You can use the following statements to construct a 16-run factorial design that has five factors and resolution 5:

proc factex;
   factors FeedRate Catalyst AgitRate Temperature Concentration;
   size design=16;
   model resolution=5;
   output out=Reaction FeedRate      nvals=(10 15)
                       Catalyst      nvals=(1 2)
                       AgitRate      nvals=(100 120)
                       Temperature   nvals=(140 180)
                       Concentration nvals=(3 6);
run;
proc print;
run;

The design saved in the Reaction data set is listed in Figure 7.5.

Figure 7.5: Half-Fraction of a $2^{5}$ Design for Reactors

Obs FeedRate Catalyst AgitRate Temperature Concentration
1 10 1 100 140 6
2 10 1 100 180 3
3 10 1 120 140 3
4 10 1 120 180 6
5 10 2 100 140 3
6 10 2 100 180 6
7 10 2 120 140 6
8 10 2 120 180 3
9 15 1 100 140 3
10 15 1 100 180 6
11 15 1 120 140 6
12 15 1 120 180 3
13 15 2 100 140 6
14 15 2 100 180 3
15 15 2 120 140 3
16 15 2 120 180 6


The use of a half-fraction causes some interaction terms to be confounded with each other. You can use the EXAMINE statement with the ALIASING option to determine which interaction terms are aliased, as follows:

proc factex;
   factors FeedRate Catalyst AgitRate Temperature Concentration;
   size design=16;
   model resolution=5;
   examine aliasing;
run;

The alias structure summarizes the estimability of all main effects and two- and three-factor interactions. Figure 7.6 indicates that each of the three-factor interactions is confounded with a two-factor interaction. Thus, if a particular three-factor interaction is believed to be significant, the aliased two-factor interaction cannot be estimated with this half-fraction design.

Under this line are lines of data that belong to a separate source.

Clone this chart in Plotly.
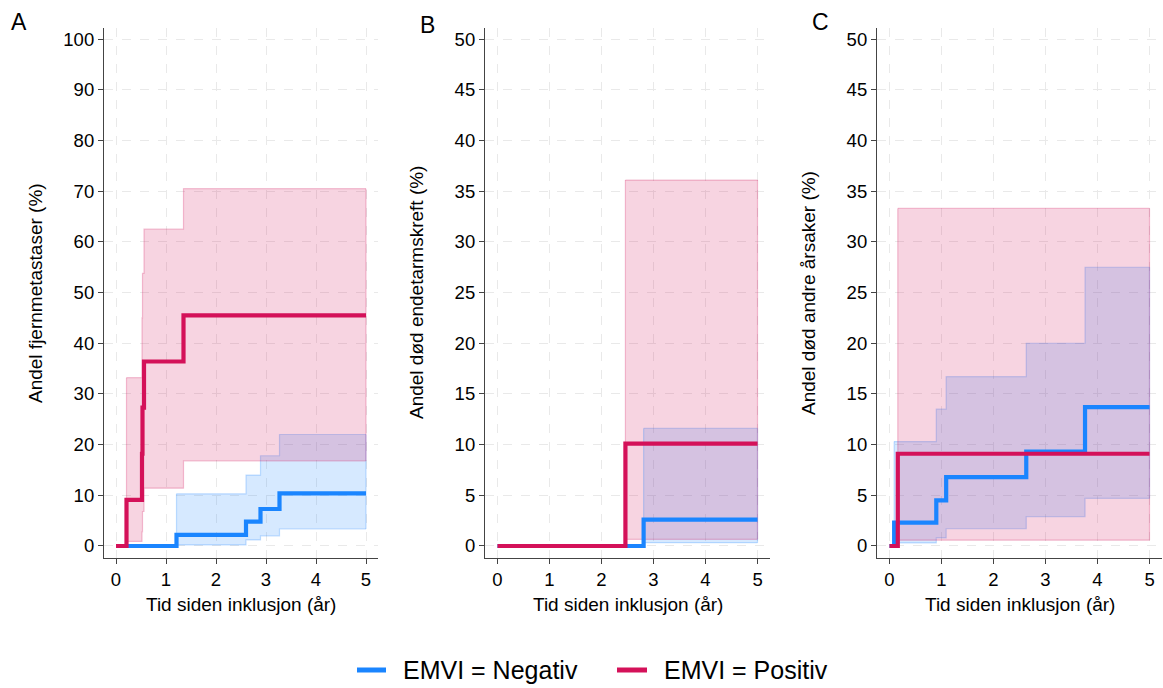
import plotly.graph_objects as go

# ---------------- data ----------------
# Panel A: Andel fjernmetastaser (%)
A_neg_t = [0, 1.21, 2.60, 2.89, 3.27, 5.0]
A_neg_s = [0, 2.2, 4.8, 7.3, 10.4, 10.4]
A_neg_lo = [0, 0.2, 1.2, 2.0, 3.35, 3.35]
A_neg_hi = [0, 10.3, 14.0, 17.8, 22.0, 22.0]

A_pos_t = [0, 0.21, 0.52, 0.53, 0.56, 1.35, 5.0]
A_pos_s = [0, 9.1, 18.2, 27.3, 36.4, 45.5, 45.5]
A_pos_lo = [0, 0.9, 2.8, 6.8, 11.4, 16.8, 16.8]
A_pos_hi = [0, 33.2, 45.0, 53.8, 62.5, 70.5, 70.5]

# Panel B: Andel død endetarmskreft (%)
B_neg_t = [0, 2.81, 5.0]
B_neg_s = [0, 2.6, 2.6]
B_neg_lo = [0, 0.33, 0.33]
B_neg_hi = [0, 11.6, 11.6]

B_pos_t = [0, 2.46, 5.0]
B_pos_s = [0, 10.1, 10.1]
B_pos_lo = [0, 0.66, 0.66]
B_pos_hi = [0, 36.1, 36.1]

# Panel C: Andel død andre årsaker (%)
C_neg_t = [0, 0.09, 0.90, 1.09, 2.63, 3.76, 5.0]
C_neg_s = [0, 2.3, 4.5, 6.8, 9.3, 13.7, 13.7]
C_neg_lo = [0, 0.3, 0.8, 1.7, 2.9, 4.7, 4.7]
C_neg_hi = [0, 10.3, 13.5, 16.7, 20.0, 27.5, 27.5]

C_pos_t = [0, 0.16, 5.0]
C_pos_s = [0, 9.1, 9.1]
C_pos_lo = [0, 0.57, 0.57]
C_pos_hi = [0, 33.3, 33.3]

panel_letters = ["A", "B", "C"]
y_titles = ["Andel fjernmetastaser (%)", "Andel død endetarmskreft (%)", "Andel død andre årsaker (%)"]
x_title = "Tid siden inklusjon (år)"
series_names = ["EMVI = Negativ", "EMVI = Positiv"]
x_ticks = [0, 1, 2, 3, 4, 5]
y_ticks_A = list(range(0, 101, 10))
y_ticks_BC = list(range(0, 51, 5))

# ---------------- styling ----------------
W, H = 1163, 688
FONT = "Liberation Sans, Arial, sans-serif"
BLUE = "#1A85FF"
PINK = "#D41159"
BLUE_FILL = "rgba(26,133,255,0.18)"
PINK_FILL = "rgba(212,17,89,0.18)"
BLUE_EDGE = "rgba(26,133,255,0.25)"
PINK_EDGE = "rgba(212,17,89,0.25)"
AXIS_COL = "#444444"
GRID_COL = "#e9e9e9"
TICK_SIZE = 18.5
TITLE_SIZE = 19

panels = [
    dict(neg=(A_neg_t, A_neg_s, A_neg_lo, A_neg_hi), pos=(A_pos_t, A_pos_s, A_pos_lo, A_pos_hi),
         xdom=(104, 378), yr=(-2.37, 102.2), yt=y_ticks_A),
    dict(neg=(B_neg_t, B_neg_s, B_neg_lo, B_neg_hi), pos=(B_pos_t, B_pos_s, B_pos_lo, B_pos_hi),
         xdom=(485, 770), yr=(-1.185, 51.1), yt=y_ticks_BC),
    dict(neg=(C_neg_t, C_neg_s, C_neg_lo, C_neg_hi), pos=(C_pos_t, C_pos_s, C_pos_lo, C_pos_hi),
         xdom=(877, 1162), yr=(-1.185, 51.1), yt=y_ticks_BC),
]
Y_TOP, Y_BOT = 28, 558

fig = go.Figure()
layout = dict(
    width=W, height=H,
    margin=dict(l=0, r=0, t=0, b=0),
    paper_bgcolor="white", plot_bgcolor="white",
    font=dict(family=FONT, size=TICK_SIZE, color="black"),
    showlegend=False,
)
annotations = []
shapes = []

for i, p in enumerate(panels):
    xa = "x" if i == 0 else f"x{i+1}"
    ya = "y" if i == 0 else f"y{i+1}"
    xkey = "xaxis" if i == 0 else f"xaxis{i+1}"
    ykey = "yaxis" if i == 0 else f"yaxis{i+1}"

    # confidence bands (blue first, then pink)
    for (t, s, lo, hi), fillc, edgec in [(p["neg"], BLUE_FILL, BLUE_EDGE), (p["pos"], PINK_FILL, PINK_EDGE)]:
        fig.add_trace(go.Scatter(x=t[1:], y=lo[1:], mode="lines", line=dict(shape="hv", color=edgec, width=1.2),
                                 xaxis=xa, yaxis=ya, showlegend=False, hoverinfo="skip"))
        fig.add_trace(go.Scatter(x=t[1:], y=hi[1:], mode="lines", line=dict(shape="hv", color=edgec, width=1.2),
                                 fill="tonexty", fillcolor=fillc,
                                 xaxis=xa, yaxis=ya, showlegend=False, hoverinfo="skip"))
    # vertical edges of the bands at start and end
    for (t, s, lo, hi), edgec in [(p["neg"], BLUE_EDGE), (p["pos"], PINK_EDGE)]:
        fig.add_trace(go.Scatter(x=[t[1], t[1], None, t[-1], t[-1]], y=[lo[1], hi[1], None, lo[-1], hi[-1]],
                                 mode="lines", line=dict(color=edgec, width=1.2),
                                 xaxis=xa, yaxis=ya, showlegend=False, hoverinfo="skip"))
    # cumulative incidence lines
    for (t, s, lo, hi), col, name in [(p["neg"], BLUE, series_names[0]), (p["pos"], PINK, series_names[1])]:
        fig.add_trace(go.Scatter(x=t, y=s, mode="lines", line=dict(shape="hv", color=col, width=4.2),
                                 name=name, showlegend=False, xaxis=xa, yaxis=ya))

    x0, x1 = p["xdom"]
    layout[xkey] = dict(
        domain=[x0 / W, x1 / W], anchor=ya, range=[-0.24, 5.24],
        tickmode="array", tickvals=x_ticks, ticks="outside", ticklen=5, tickcolor=AXIS_COL,
        showline=True, linecolor=AXIS_COL, linewidth=1.2, mirror=False,
        showgrid=True, gridcolor=GRID_COL, griddash="dash", gridwidth=1, zeroline=False,
        tickfont=dict(size=TICK_SIZE, family=FONT),
    )
    layout[ykey] = dict(
        domain=[1 - Y_BOT / H, 1 - Y_TOP / H], anchor=xa, range=list(p["yr"]),
        tickmode="array", tickvals=p["yt"], ticks="outside", ticklen=5, tickcolor=AXIS_COL,
        showline=True, linecolor=AXIS_COL, linewidth=1.2, mirror=False,
        showgrid=True, gridcolor=GRID_COL, griddash="dash", gridwidth=1, zeroline=False,
        tickfont=dict(size=TICK_SIZE, family=FONT),
    )

    # axis titles as annotations
    annotations.append(dict(text=x_title, x=(x0 + x1) / 2 / W, y=1 - 604 / H, xref="paper", yref="paper",
                            showarrow=False, font=dict(size=TITLE_SIZE, family=FONT),
                            xanchor="center", yanchor="middle"))
    annotations.append(dict(text=y_titles[i], x=(x0 - 69) / W, y=1 - 293 / H, xref="paper", yref="paper",
                            textangle=-90, showarrow=False, font=dict(size=TITLE_SIZE, family=FONT),
                            xanchor="center", yanchor="middle"))

letter_pos = [(19, 22), (427, 25), (820, 22)]
for L, (lx, ly) in zip(panel_letters, letter_pos):
    annotations.append(dict(text=L, x=lx / W, y=1 - ly / H, xref="paper", yref="paper", showarrow=False,
                            font=dict(size=23, family=FONT), xanchor="center", yanchor="middle"))

# legend (drawn manually to match line-symbol size and spacing)
LEG_Y = 1 - 670 / H
for name, col, (lx0, lx1, tx) in zip(series_names, [BLUE, PINK], [(357, 386, 401), (617, 647, 662)]):
    shapes.append(dict(type="line", xref="paper", yref="paper", x0=lx0 / W, x1=lx1 / W, y0=LEG_Y, y1=LEG_Y,
                       line=dict(color=col, width=5)))
    annotations.append(dict(text=name, x=tx / W, y=LEG_Y, xref="paper", yref="paper", showarrow=False,
                            font=dict(size=25, family=FONT), xanchor="left", yanchor="middle"))

layout["annotations"] = annotations
layout["shapes"] = shapes
fig.update_layout(**layout)
fig.write_html("out.html")
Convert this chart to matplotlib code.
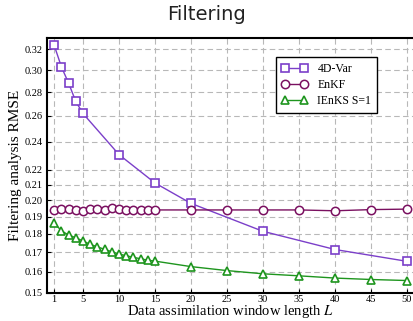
import matplotlib
matplotlib.use("Agg")
import matplotlib.pyplot as plt
from matplotlib.ticker import FixedLocator, FixedFormatter, NullLocator

# window lengths
L_4dvar = [1, 2, 3, 4, 5, 10, 15, 20, 30, 40, 50]
rmse_4dvar = [0.324, 0.303, 0.288, 0.272, 0.262, 0.2305, 0.211, 0.198, 0.1815, 0.1715, 0.1653]

L_dense = list(range(1, 16)) + [20, 25, 30, 35, 40, 45, 50]
rmse_enkf = [0.1940, 0.1945, 0.1943, 0.1940, 0.1932, 0.1945, 0.1945, 0.1940, 0.1952, 0.1943,
             0.1940, 0.1937, 0.1940, 0.1937, 0.1940,
             0.1940, 0.1940, 0.1940, 0.1940, 0.1935, 0.1942, 0.1945]
rmse_ienks = [0.1863, 0.1818, 0.1794, 0.1779, 0.1761, 0.1743, 0.1729, 0.1716, 0.1703, 0.1691,
              0.1682, 0.1674, 0.1666, 0.1659, 0.1654,
              0.1626, 0.1606, 0.1590, 0.1580, 0.1569, 0.1562, 0.1557]

yticks = [0.15, 0.16, 0.17, 0.18, 0.19, 0.20, 0.21, 0.22, 0.24, 0.26, 0.28, 0.30, 0.32]
xticks = [1, 5, 10, 15, 20, 25, 30, 35, 40, 45, 50]

serif = ['Liberation Serif', 'DejaVu Serif']
plt.rcParams['mathtext.fontset'] = 'stix'

fig = plt.figure(figsize=(4.13, 3.21), dpi=100)
ax = fig.add_axes([47 / 413, 28.5 / 321, 367.2 / 413, 255 / 321])

ax.plot(L_4dvar, rmse_4dvar, color='#7b3fc9', lw=1, marker='s', ms=5.8,
        mfc='white', mew=1.2, label='4D-Var', zorder=3)
ax.plot(L_dense, rmse_enkf, color='#7a1060', lw=1, marker='o', ms=6,
        mfc='white', mew=1.1, label='EnKF', zorder=3)
ax.plot(L_dense, rmse_ienks, color='#1e951e', lw=1, marker='^', ms=6,
        mfc='white', mew=1.2, label='IEnKS S=1', zorder=3)

ax.set_yscale('log')
ax.set_ylim(0.15, 0.332)
ax.set_xlim(0, 51)
ax.yaxis.set_major_locator(FixedLocator(yticks))
ax.yaxis.set_major_formatter(FixedFormatter(['%.2f' % v for v in yticks]))
ax.yaxis.set_minor_locator(NullLocator())
ax.set_xticks(xticks)

for lab in ax.get_xticklabels() + ax.get_yticklabels():
    lab.set_family(serif)
    lab.set_fontsize(7.5)
ax.tick_params(direction='in', length=3, width=0.8, pad=3)
ax.tick_params(axis='x', pad=2)

ax.grid(True, ls=(0, (5, 3)), color='#b8b8b8', lw=0.8, zorder=0)
for s in ax.spines.values():
    s.set_linewidth(1.5)

ax.set_xlabel('Data assimilation window length $L$', family=serif, fontsize=10.5, labelpad=-0.8)
ax.set_ylabel('Filtering analysis RMSE', family=serif, fontsize=11, labelpad=2)

fig.suptitle('Filtering', fontsize=14, y=0.985, x=0.5, color='#222222')

leg = ax.legend(loc='upper right', prop={'family': serif, 'size': 8.5}, numpoints=2,
                fancybox=False, edgecolor='black', framealpha=1, handlelength=2.2,
                borderpad=0.5, labelspacing=0.35,
                bbox_to_anchor=(383 / 413, 270 / 321), bbox_transform=fig.transFigure)
leg.get_frame().set_linewidth(1)

fig.savefig('out.png', dpi=100)
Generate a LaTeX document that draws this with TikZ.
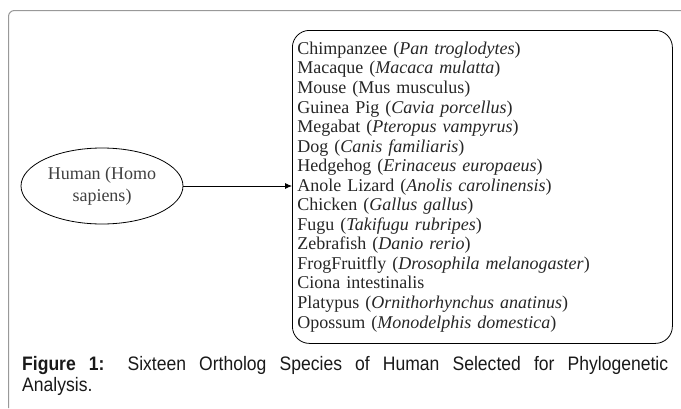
\documentclass[tikz,border=0pt]{standalone}
\usepackage{fontspec}
\setmainfont{Liberation Serif}
\setsansfont{Liberation Sans}
\newfontfamily\capfont{Liberation Sans}[FakeStretch=0.9]
\usepackage{tikz}
\usetikzlibrary{arrows.meta,shapes,positioning}
\tikzset{>={Latex[width=6pt,length=7pt]}}

\begin{document}
\begin{tikzpicture}[x=1pt,y=-1pt]

  \useasboundingbox (0,0) rectangle (681,408);

  \tikzset{
    frame/.style={draw=black!40, line width=1pt, rounded corners=6pt},
    species/.style={draw, line width=0.8pt, rounded corners=17pt, anchor=north west,
      align=left, text width=370pt, inner xsep=5pt, minimum height=313pt,
      font=\fontsize{18}{19.55}\selectfont, text=black!85},
    human/.style={draw, ellipse, line width=0.8pt, minimum width=162pt, minimum height=76pt,
      inner sep=0pt, align=center, font=\fontsize{18}{22}\selectfont, text=black!75},
    caption/.style={anchor=north west, text width=646pt, align=justify, inner sep=0pt,
      font=\capfont\fontsize{19.5}{21}\selectfont, text=black!90}
  }

  %% outer frame, cut at the right and bottom
  \draw[frame] (8.5,408) -- (8.5,10.5) -- (681,10.5);

  \node[species] (orthologs) at (292,30) {%
    Chimpanzee (\textit{Pan troglodytes})\\
    Macaque (\textit{Macaca mulatta})\\
    Mouse (Mus musculus)\\
    Guinea Pig (\textit{Cavia porcellus})\\
    Megabat (\textit{Pteropus vampyrus})\\
    Dog (\textit{Canis familiaris})\\
    Hedgehog (\textit{Erinaceus europaeus})\\
    Anole Lizard (\textit{Anolis carolinensis})\\
    Chicken (\textit{Gallus gallus})\\
    Fugu (\textit{Takifugu rubripes})\\
    Zebrafish (\textit{Danio rerio})\\
    FrogFruitfly (\textit{Drosophila melanogaster})\\
    Ciona intestinalis\\
    Platypus (\textit{Ornithorhynchus anatinus})\\
    Opossum (\textit{Monodelphis domestica})};

  \node[human] (human) at (102,186) {Human (Homo\\sapiens)};

  \draw[->, line width=0.8pt] (human.east) -- (orthologs.west |- human.east); %% human -> orthologs

  \node[caption] (fig) at (22,356) {\textbf{Figure 1:} Sixteen Ortholog Species of Human Selected for Phylogenetic\linebreak Analysis.};

\end{tikzpicture}
\end{document}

Figure 7.6: Alias Structure of Reactor Design

The FACTEX Procedure

Aliasing Structure
FeedRate
Catalyst
AgitRate
Temperature
Concentration
FeedRate*Catalyst = AgitRate*Temperature*Concentration
FeedRate*AgitRate = Catalyst*Temperature*Concentration
FeedRate*Temperature = Catalyst*AgitRate*Concentration
FeedRate*Concentration = Catalyst*AgitRate*Temperature
Catalyst*AgitRate = FeedRate*Temperature*Concentration
Catalyst*Temperature = FeedRate*AgitRate*Concentration
Catalyst*Concentration = FeedRate*AgitRate*Temperature
AgitRate*Temperature = FeedRate*Catalyst*Concentration
AgitRate*Concentration = FeedRate*Catalyst*Temperature
Temperature*Concentration = FeedRate*Catalyst*AgitRate


When you submit the preceding statements, the following message is displayed in the SAS log:

NOTE: Design has 16 runs, resolution = 5.

This message confirms that the design exists. If you specify a factorial design that does not exist, an error message is displayed in the SAS log. For instance, suppose that you replaced the MODEL statement in the preceding example with the following statement:

model resolution=6;

Since the maximum resolution of a $2^{5-1}$ design is 5, the following message appears in the SAS log:

ERROR: No such design exists.

In general, it is good practice to check the SAS log to see if a design exists.